Gold held most of its early gains on Monday, rising around 1 percent on the back of buoyant Asian stocks and a weaker U.S. dollar versus the euro, and platinum climbed as investors turned buyers in the belief concerns over waning demand were overdone.
Asian stocks jumped 4 percent on Monday on renewed hopes for a bailout of the U.S. carmaker industry. But the White House said on Sunday it did not expect any announcement on the rescue plan before President George W. Bush returned to the United States from Iraq.
Spot gold was at $827.85 an ounce at 7:48 a.m. after climbing as high as $832.55, against New York's notional close of $819.90 on Friday.

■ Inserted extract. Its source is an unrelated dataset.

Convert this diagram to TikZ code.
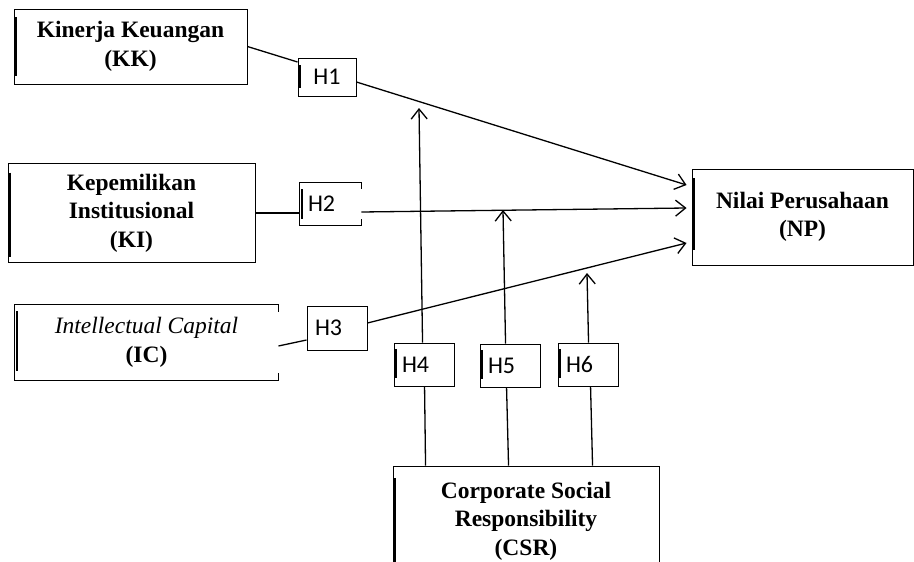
\documentclass[tikz,border=0pt]{standalone}
\usepackage{fontspec}
\setmainfont{Liberation Serif}
\newfontfamily\hfont{Carlito}
\usetikzlibrary{arrows.meta}
\tikzset{
  boxline/.style={line width=0.9pt},
  leftbar/.style 2 args={path picture={\draw[line width=1.4pt]
      ([xshift=1.8pt,yshift=-#1]path picture bounding box.north west) --
      ([xshift=1.8pt,yshift=#2]path picture bounding box.south west);}},
  varbox/.style={draw, boxline, align=center, inner sep=0pt,
      font=\bfseries\fontsize{23.5}{28.5}\selectfont},
  hbox/.style={draw, boxline, align=left, inner xsep=8pt, inner ysep=0pt,
      font=\hfont\fontsize{24}{26}\selectfont},
  conn/.style={line width=1.3pt},
  arr/.style={conn, -{Straight Barb[length=10pt,width=16pt]}}
}
\begin{document}
\begin{tikzpicture}[x=1pt,y=-1pt]
\clip (0,0) rectangle (914,562);
\fill[white] (0,0) rectangle (914,562);

% variable boxes
\node[varbox, minimum width=233pt, minimum height=75pt, leftbar={8pt}{8pt}]
  (KK) at (130.5,46.5) {Kinerja Keuangan\\(KK)};
\node[varbox, minimum width=247pt, minimum height=99pt, leftbar={9pt}{6pt}]
  (KI) at (131.5,213) {Kepemilikan\\Institusional\\(KI)};
\node[varbox, draw=none, minimum width=263pt, minimum height=75pt, leftbar={6pt}{9pt}]
  (IC) at (146.5,342.5) {\mdseries\itshape Intellectual Capital\\\bfseries\upshape (IC)};
\draw[boxline] ([yshift=-7pt]IC.north east) -- (IC.north east) -- (IC.north west)
  -- (IC.south west) -- (IC.south east) -- ([yshift=7pt]IC.south east);
\node[varbox, minimum width=221pt, minimum height=96pt, leftbar={9pt}{15pt}]
  (NP) at (802.5,217) {Nilai Perusahaan\\(NP)};
\node[varbox, minimum width=266pt, minimum height=110pt, leftbar={12pt}{0pt}]
  (CSR) at (526,521) {Corporate Social\\Responsibility\\(CSR)};

% hypothesis boxes
\node[hbox, text width=42pt, align=center, inner xsep=8pt, minimum height=38pt, leftbar={7pt}{8pt}]
  (H1) at (327,77) {H1};
\node[hbox, draw=none, text width=45pt, minimum height=42pt, leftbar={6pt}{6pt}]
  (H2) at (330.5,204) {H2};
\draw[boxline] ([yshift=-6pt]H2.north east) -- (H2.north east) -- (H2.north west)
  -- (H2.south west) -- (H2.south east) -- ([yshift=6pt]H2.south east);
\node[hbox, text width=44pt, minimum height=44pt]
  (H3) at (337,328) {H3};
\node[hbox, text width=44pt, minimum height=43pt, leftbar={6pt}{8pt}]
  (H4) at (424,364.5) {H4};
\node[hbox, text width=44pt, minimum height=43pt, leftbar={6pt}{8pt}]
  (H5) at (510,365.5) {H5};
\node[hbox, text width=44pt, minimum height=43pt, leftbar={6pt}{8pt}]
  (H6) at (588,364.5) {H6};

% free arrow ends on the paths
\coordinate (t4) at (419,108);
\coordinate (t5) at (503,210);
\coordinate (t6) at (587,273);

% connectors
\draw[conn] (KK.east) -- ([yshift=15pt]H1.west);
\draw[arr] ([yshift=-5pt]H1.east) -- ([xshift=-5pt,yshift=32pt]NP.west);
\draw[conn] (KI.east) -- ([yshift=-9pt]H2.west);
\draw[arr] ([yshift=-8pt]H2.east) -- ([xshift=-5pt,yshift=9pt]NP.west);
\draw[conn] ([yshift=-3.5pt]IC.east) -- ([yshift=-12pt]H3.west);
\draw[arr] ([yshift=5pt]H3.east) -- ([xshift=-5pt,yshift=-26pt]NP.west);

\draw[conn] ([xshift=33pt]CSR.north west) -- ([xshift=31pt]H4.south west);
\draw[arr] ([xshift=29pt]H4.north west) -- (t4);
\draw[conn] ([xshift=116pt]CSR.north west) -- ([xshift=27pt]H5.south west);
\draw[arr] ([xshift=26pt]H5.north west) -- (t5);
\draw[conn] ([xshift=200pt]CSR.north west) -- ([xshift=33pt]H6.south west);
\draw[arr] ([xshift=31pt]H6.north west) -- (t6);
\end{tikzpicture}
\end{document}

"The signs were on the positive side today for gold," a dealer in Sydney said, predicting bullion would hold on to gains in the more active European and U.S. sessions.
Spot platinum recovered more than $30 an ounce, recouping losses incurred on Friday after the U.S. Congress scrapped a bill to save the auto industry. Platinum is used as an autocatalyst to clean auto exhaust fumes.
"We're seeing very major cut backs in platinum production now to address lower demand," Patterson Securities analyst Andrew Harrington said.
The metal was given a late boost when Aquarius Platinum announced its Everest mine, suspended last week due to geotechnical problems, would remain shut for at least six months.
Platinum was showing a modest premium to gold again on Monday after being briefly in discount late last week for the first time since December 1996, according to Reuters data.
"Some investors may be saying, wait a minute platinum's almost at parity with gold and see this as a time to buy," Harrington said.
COMEX gold futures were higher in Asia after falling more than $6 per ounce on Friday.
The most active February contract was trading up 0.85 percent at $827.50 an ounce in after-hours trading on the COMEX division of the New York Mercantile Exchange.
Arbitrage buyers were also active in gold as worsening U.S. economic data, a rapidly growing fiscal deficit and the likelihood the Federal Reserve will cut interest rates again this week all combined to push the dollar to a two-month low against the euro at one point.
"The tide seems to have turned around in recent sessions, with bad U.S. economic news now rightfully hurting the U.S. dollar rather than helping it stronger," said Nizam Idris, currency strategist with UBS in Singapore.
Gold was also supported after oil rose to $47 a barrel on Monday on signs that OPEC members are set to make another deep cut in supply when it meets on Wednesday.
The benchmark October gold contract on the Tokyo Commodity Exchange rose 57 yen per gram to 2,418 yen.
Spot platinum rose to $837 an ounce, up sharply from $805.50 in New York before giving back about $8.
Palladium, another metal used as an autocatalyst, rose to $175 an ounce from $168.